Mas o que significa comer a caatinga? É se alimentar e oferecer aos bichos alimentos de plantas nativas ou que se adaptem bem ao semiárido. Ele cita como exemplo o jerimum. Ele pode servir de alimento, sem contar que pode ser consumido muitos meses depois da colheita. “Plantar água é ‘recaatingar’, plantar árvores. Não entendo a cabeça de gestores municipais que não se preocupam com isso. Se em cada casa tivesse uma árvore, seria absorvido mais gás carbônico. Pode se esfriar até 2 graus numa cidade com o replantio”, resume.

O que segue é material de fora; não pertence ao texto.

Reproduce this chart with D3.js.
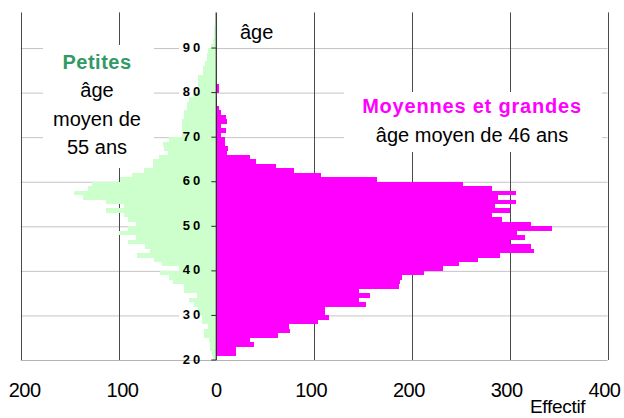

Sebastião acrescenta que também existem tecnologias baratas e já conhecidas, como as barragens subterrâneas, que podem guardar a água no melhor lugar para o semiárido: o subsolo. “Aqui, chove mais de baixo para cima do que de cima para baixo”, diz, se referindo a um dos fatores que mais faz o local perder água, a evaporação. “Com o Ecolume se produz alimento o ano inteiro, independente da chuva. É um sistema de gestão da água”, frisa Sebastião. No dia em que a reportagem visitou o local, a temperatura ambiente estava em 39 graus e a do solo (sem a sombra e vegetação) ultrapassava os 60 graus.
“É o primeiro sistema agrovoltaico voltado para a realidade do semiárido”, diz uma das idealizadoras do Ecolume, a pesquisadora Francis Lacerda. O projeto saiu do papel porque venceu uma concorrência do Conselho Nacional de Desenvolvimento Científico e Tecnológico (CNPq) que bancou a implantação.
Uma unidade do Ecolume pode render ao pequeno produtor rural cerca de R$ 10 mil por ano com a venda da produção (hortaliças, ovos, mudas de árvores, peixes e energia). Se fossem replicados 1 milhão de Ecolumes, haveria uma geração de riqueza estimada em R$ 10 bilhões anualmente. Para isso, o produtor precisa ter placas fotovoltaicas e cisterna. Nos últimos anos, foram implantadas mais de um milhão de cisternas nas casas de pequenos agricultores do semiárido. “O que falta é uma decisão política para implantar o projeto em larga escala”, conta Francis. A partir do Ecolume foi criada uma rede nacional com mais de 50 pesquisadores e 17 instituições que trocam experiências sobre o semiárido.
Mundo de Sebastião
O local em que o Serta funciona é uma estrutura que fazia parte do Departamento Nacional de Obras contra a Seca (DNOCS) implantada para administrar o açude Poço da Cruz, um grande projeto de irrigação que foi minguando. Atualmente, são 132 alunos de 28 municípios e cinco Estados. “Cerca de 80% das vagas são para alunos pernambucanos, porque é o governo de Pernambuco que banca os recursos”, afirma Sebastião. O local parece um oásis – com vários tipos de plantas – incluindo um laboratório de recuperação da caatinga com mais de 60 cactos.
“Cheguei aqui há 15 anos para transformar isso em escola. A lata que pintei a casa transformei em catavento, usando também uma peça de bicicleta e um parafuso velhos”, relembra Sebastião. O invento oxigena a água dos peixes, usando apenas o vento. Um dos laboratórios do Serta se parece com uma oficina mecânica. De lá, saem invenções baratas e que podem facilitar a vida dos pequenos produtores rurais, como um protetor de mão feito com latão (usado no corte dos cactos); um filtro de água que utiliza uma lâmpada fazendo o líquido passar por uma temperatura tão alta que mata todos os microorganismos; telhas pintadas de preto que ficam ao ar livre no sol com garrafas PETs cheias de água. “Tratamos essa água com radiação solar. Com seis horas, são mortos 99,9% dos micróbios com o raio UV1”.
Até um aro usado de bicicleta se transformou num medidor de área em metros percorridos. Todas essas invenções saíram da cabeça de Sebastião e de algumas necessidades que surgem no dia a dia, como ter que proteger a mão ao cortar o cacto, filtrar a água de beber. Ele nasceu no Rio Grande do Norte, mas diz ser pernambucano. “É uma topofilia”, diz. O termo significa o sentimento de pertencimento a um lugar, que passa a fazer parte da sua identidade. E uma parte do semiárido fica mais pródigo com as invenções de Sebastião, que devem estar sendo replicadas pelos mais de mil alunos que já passaram pelo Serta.